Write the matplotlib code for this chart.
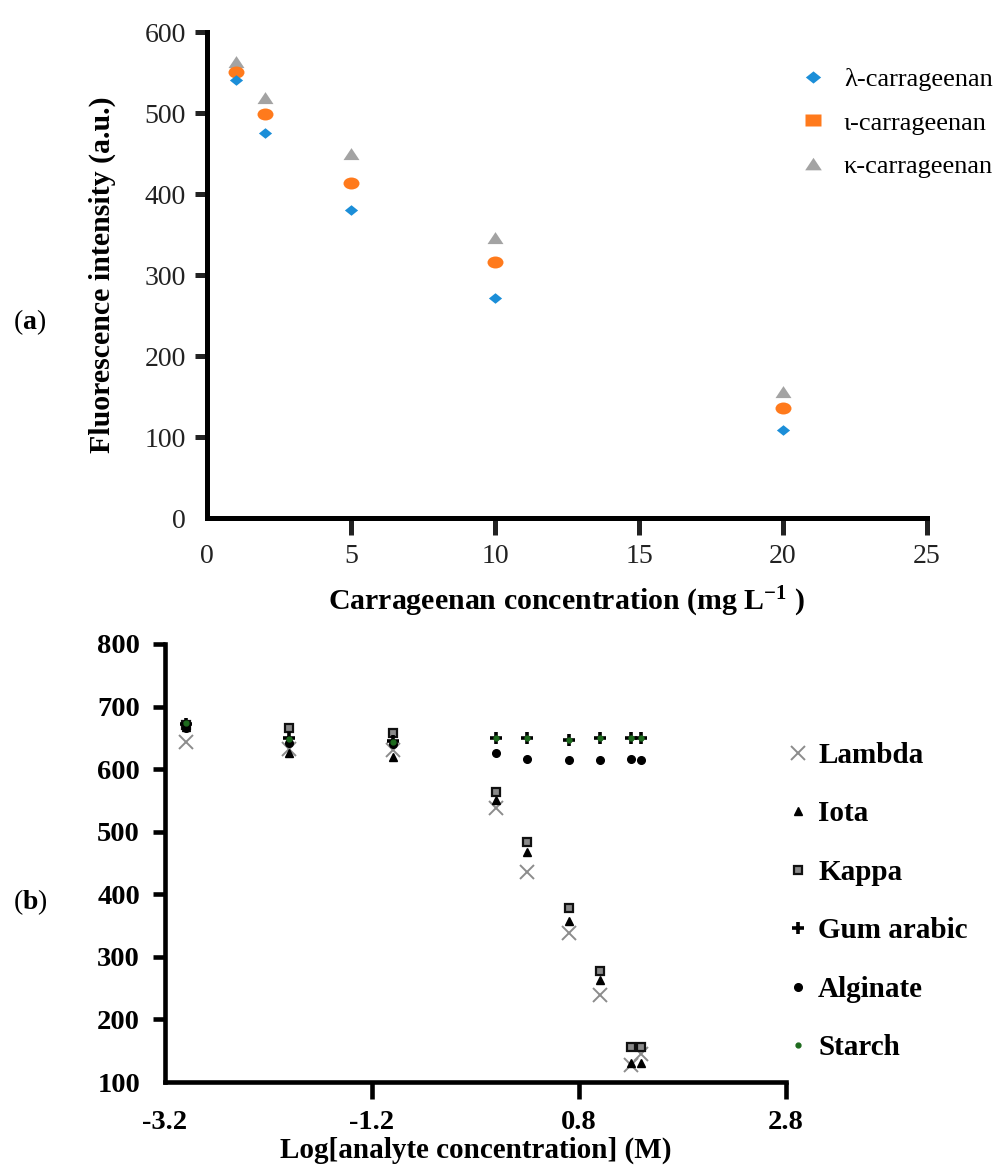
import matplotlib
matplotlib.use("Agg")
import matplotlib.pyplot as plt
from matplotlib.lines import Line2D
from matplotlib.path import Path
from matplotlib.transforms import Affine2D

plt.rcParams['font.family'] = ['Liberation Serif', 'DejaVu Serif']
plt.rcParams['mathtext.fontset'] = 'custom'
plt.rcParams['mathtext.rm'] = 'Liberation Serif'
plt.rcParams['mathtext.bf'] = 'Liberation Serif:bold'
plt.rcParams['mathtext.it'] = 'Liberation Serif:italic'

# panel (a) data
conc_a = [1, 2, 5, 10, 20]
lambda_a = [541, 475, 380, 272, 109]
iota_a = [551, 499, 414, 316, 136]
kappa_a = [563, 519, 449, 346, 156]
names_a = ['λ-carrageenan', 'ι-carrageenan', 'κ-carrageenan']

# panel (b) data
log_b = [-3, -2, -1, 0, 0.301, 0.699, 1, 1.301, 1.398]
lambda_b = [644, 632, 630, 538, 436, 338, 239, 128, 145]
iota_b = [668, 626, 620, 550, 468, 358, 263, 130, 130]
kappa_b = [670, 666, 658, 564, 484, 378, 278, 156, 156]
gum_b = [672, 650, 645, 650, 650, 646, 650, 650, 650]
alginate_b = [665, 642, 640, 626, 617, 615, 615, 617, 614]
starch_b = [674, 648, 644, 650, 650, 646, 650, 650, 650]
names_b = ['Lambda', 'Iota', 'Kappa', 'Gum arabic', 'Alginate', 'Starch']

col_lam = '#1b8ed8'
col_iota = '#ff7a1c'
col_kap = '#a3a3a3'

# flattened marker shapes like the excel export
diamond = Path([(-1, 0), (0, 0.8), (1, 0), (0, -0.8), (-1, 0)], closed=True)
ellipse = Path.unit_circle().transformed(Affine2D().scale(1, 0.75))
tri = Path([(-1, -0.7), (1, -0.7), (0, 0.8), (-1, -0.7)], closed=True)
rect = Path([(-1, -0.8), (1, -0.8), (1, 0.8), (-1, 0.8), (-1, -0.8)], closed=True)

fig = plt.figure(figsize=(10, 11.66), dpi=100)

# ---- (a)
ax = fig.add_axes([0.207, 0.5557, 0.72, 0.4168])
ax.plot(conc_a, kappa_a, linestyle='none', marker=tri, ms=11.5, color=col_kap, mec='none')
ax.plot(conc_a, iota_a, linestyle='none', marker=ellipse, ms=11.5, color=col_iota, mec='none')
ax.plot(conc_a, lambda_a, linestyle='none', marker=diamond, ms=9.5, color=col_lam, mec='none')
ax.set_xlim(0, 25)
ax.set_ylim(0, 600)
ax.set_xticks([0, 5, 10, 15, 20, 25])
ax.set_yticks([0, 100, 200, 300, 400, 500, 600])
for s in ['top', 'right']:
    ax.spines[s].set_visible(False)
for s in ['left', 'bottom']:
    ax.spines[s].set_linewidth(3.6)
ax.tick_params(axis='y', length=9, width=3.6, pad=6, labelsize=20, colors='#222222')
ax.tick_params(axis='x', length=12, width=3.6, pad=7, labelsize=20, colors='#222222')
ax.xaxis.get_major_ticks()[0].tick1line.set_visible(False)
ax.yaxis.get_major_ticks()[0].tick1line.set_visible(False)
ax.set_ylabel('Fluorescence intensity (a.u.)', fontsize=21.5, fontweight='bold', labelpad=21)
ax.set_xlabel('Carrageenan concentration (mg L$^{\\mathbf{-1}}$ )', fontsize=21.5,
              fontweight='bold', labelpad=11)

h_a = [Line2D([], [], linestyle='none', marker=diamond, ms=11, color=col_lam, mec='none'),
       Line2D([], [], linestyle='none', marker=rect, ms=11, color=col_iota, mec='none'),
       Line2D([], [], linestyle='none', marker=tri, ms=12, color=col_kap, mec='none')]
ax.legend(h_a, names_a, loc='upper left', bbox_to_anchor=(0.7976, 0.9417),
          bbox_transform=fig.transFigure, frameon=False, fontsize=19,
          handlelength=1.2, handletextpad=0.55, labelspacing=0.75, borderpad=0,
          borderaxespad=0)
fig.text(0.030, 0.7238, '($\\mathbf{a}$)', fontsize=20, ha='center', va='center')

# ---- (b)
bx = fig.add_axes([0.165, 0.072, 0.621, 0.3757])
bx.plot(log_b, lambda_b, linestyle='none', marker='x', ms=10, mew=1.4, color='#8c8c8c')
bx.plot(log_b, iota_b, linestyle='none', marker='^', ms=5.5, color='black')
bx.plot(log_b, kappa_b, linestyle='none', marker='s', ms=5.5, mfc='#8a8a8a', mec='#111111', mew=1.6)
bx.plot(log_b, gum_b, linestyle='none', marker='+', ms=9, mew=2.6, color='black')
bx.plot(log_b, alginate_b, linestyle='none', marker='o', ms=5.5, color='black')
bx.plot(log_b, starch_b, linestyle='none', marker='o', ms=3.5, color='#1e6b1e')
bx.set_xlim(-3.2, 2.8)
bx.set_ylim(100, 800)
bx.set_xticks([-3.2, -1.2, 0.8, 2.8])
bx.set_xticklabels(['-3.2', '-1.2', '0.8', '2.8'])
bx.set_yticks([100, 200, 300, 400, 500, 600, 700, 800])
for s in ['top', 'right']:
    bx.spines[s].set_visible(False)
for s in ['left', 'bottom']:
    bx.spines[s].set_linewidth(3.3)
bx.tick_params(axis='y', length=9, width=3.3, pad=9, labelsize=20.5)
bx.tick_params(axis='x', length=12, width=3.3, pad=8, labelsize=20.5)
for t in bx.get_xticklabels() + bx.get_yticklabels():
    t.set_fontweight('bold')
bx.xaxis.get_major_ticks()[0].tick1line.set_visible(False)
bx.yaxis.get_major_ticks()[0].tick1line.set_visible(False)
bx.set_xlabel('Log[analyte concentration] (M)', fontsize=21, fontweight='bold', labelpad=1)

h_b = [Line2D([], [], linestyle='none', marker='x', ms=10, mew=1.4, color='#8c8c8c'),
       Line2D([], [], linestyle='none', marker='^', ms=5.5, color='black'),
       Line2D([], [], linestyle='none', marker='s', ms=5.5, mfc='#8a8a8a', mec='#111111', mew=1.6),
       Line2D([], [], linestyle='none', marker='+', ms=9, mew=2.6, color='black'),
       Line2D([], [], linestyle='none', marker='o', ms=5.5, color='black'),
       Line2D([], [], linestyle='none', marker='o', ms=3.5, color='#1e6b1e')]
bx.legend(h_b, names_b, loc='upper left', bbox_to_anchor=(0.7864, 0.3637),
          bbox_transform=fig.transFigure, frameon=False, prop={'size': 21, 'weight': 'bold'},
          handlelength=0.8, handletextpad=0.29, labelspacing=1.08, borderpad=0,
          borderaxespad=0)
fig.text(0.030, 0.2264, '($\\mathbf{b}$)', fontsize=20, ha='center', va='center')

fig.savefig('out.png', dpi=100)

Task brief
Repeat only what lies between the start of the data and the end of the line containing "names_a = ['λ-carrageenan', 'ι-carrageenan', 'κ-carrageenan']", exactly, with pictures left out.

Response to this task
Write the matplotlib code for this chart.
import matplotlib
matplotlib.use("Agg")
import matplotlib.pyplot as plt
from matplotlib.lines import Line2D
from matplotlib.path import Path
from matplotlib.transforms import Affine2D

plt.rcParams['font.family'] = ['Liberation Serif', 'DejaVu Serif']
plt.rcParams['mathtext.fontset'] = 'custom'
plt.rcParams['mathtext.rm'] = 'Liberation Serif'
plt.rcParams['mathtext.bf'] = 'Liberation Serif:bold'
plt.rcParams['mathtext.it'] = 'Liberation Serif:italic'

# panel (a) data
conc_a = [1, 2, 5, 10, 20]
lambda_a = [541, 475, 380, 272, 109]
iota_a = [551, 499, 414, 316, 136]
kappa_a = [563, 519, 449, 346, 156]
names_a = ['λ-carrageenan', 'ι-carrageenan', 'κ-carrageenan']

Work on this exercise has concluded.